It is time to face my demons, at least tentatively. My bratty, unruly, wanna go out and party like a 21 year old so I don’t have to deal with middle-age fear demons.

Recently I ran into a woman in the bank that I knew “back in the day”. She was cute and fun and interesting then. Now she has crazy eyes and immediately began rambling in a too loud voice about her various ailments and how she never goes out, never goes on facebook, never this, never that, arthritis, medication, no money, etc. She was the physical embodiment of all my terror.

I practically sprinted out of the bank. And this is not a rare occurrence, I get the same energy from people my age via facebook, via email. It is no wonder I have found myself rebelling in every way possible. I will not go gently into that good night.  I will continue to rebel, I just need to do it in a way that doesn’t damage myself and everyone in the vicinity.

My mother and I, separately and in different ways, recently began being guided to look at inner child work. One of the readings I mentioned in a prior blog had said that my childhood is what keeps knocking on the door, and that it is time to heal that pain and in doing so free myself from the survival behaviors that are no longer working for me. The main one being destroying relationships when they aren’t distracting me from my own fear and shame.

So lame. Why can’t my mechanism be over-arching ambition or an obsession with making my apartment look better?

Drew, as usual, figured it out way before me and said he knew that the wounded and rebellious kid buried inside me had been running the show for months, maybe even for last year. And because we have always been mirrors for each other, my damage drew out the deepest of his damage, also inner child stuff. All those points of darkness buried deep within the psyche that tell us we’re not good enough, we’ll never be good enough, we are unlovable. We both manifested in our own particular less-than-healthy ways.

On top of that, there is the male/female dynamic. Good men (and there are many more good men out there than a lot of women are willing to admit) will try to do whatever they can to make women happy. But most women don’t know they have that power and don’t really know what they want and don’t know that we have to ask for it out loud. So we (women) sit around expecting men to intuit what it is we need, and to provide it, while men scramble around confusedly trying to follow nebulous and contradictory clues. I found myself unhappy and deadened and I expected Drew to fix it. He’s always done whatever I asked, but this time I wasn’t asking because I didn’t know.

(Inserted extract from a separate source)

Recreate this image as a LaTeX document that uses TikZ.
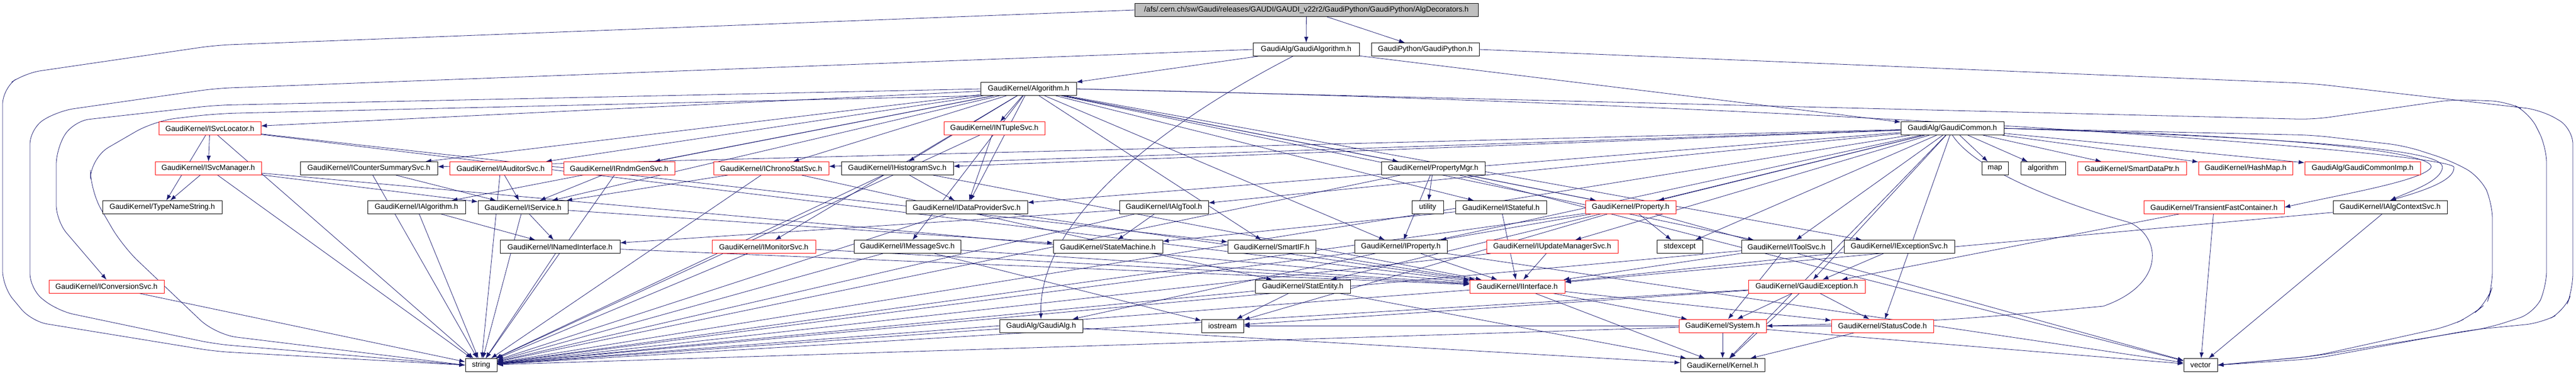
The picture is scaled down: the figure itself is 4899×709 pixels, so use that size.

Blargh. It’s an ongoing process. I am by no means sorted. I am confused as fuck. But I’m looking within more often instead of without and I want to share a few resources that are helping me, in case any of what I am experiencing resonates for any of you.

This guy: http://www.healyourinnerchild.com/

And this guy. Who I initially found annoying, but this lecture blew me away once I got into it, he outlines why we sabotage our attempts to get spiritual: https://www.youtube.com/watch?v=4fUzXQS3M-s

Christiane Northrup is changing the way I am thinking about aging: http://www.drnorthrup.com/

And Mama Gena has some wonderful information about the inner workings of men and women: http://www.mamagenas.com/

Lastly, a side note. Recently my favorite cat Albert escaped the apartment and was missing for two days. It was a rough two days, but so many hundreds of people, strangers as well as friends, extended help that it upped my ambivalent opinion about the human race. So thank you to everyone who was there for me. Albert is safe and sound.

I hope this blog finds you happy and whole.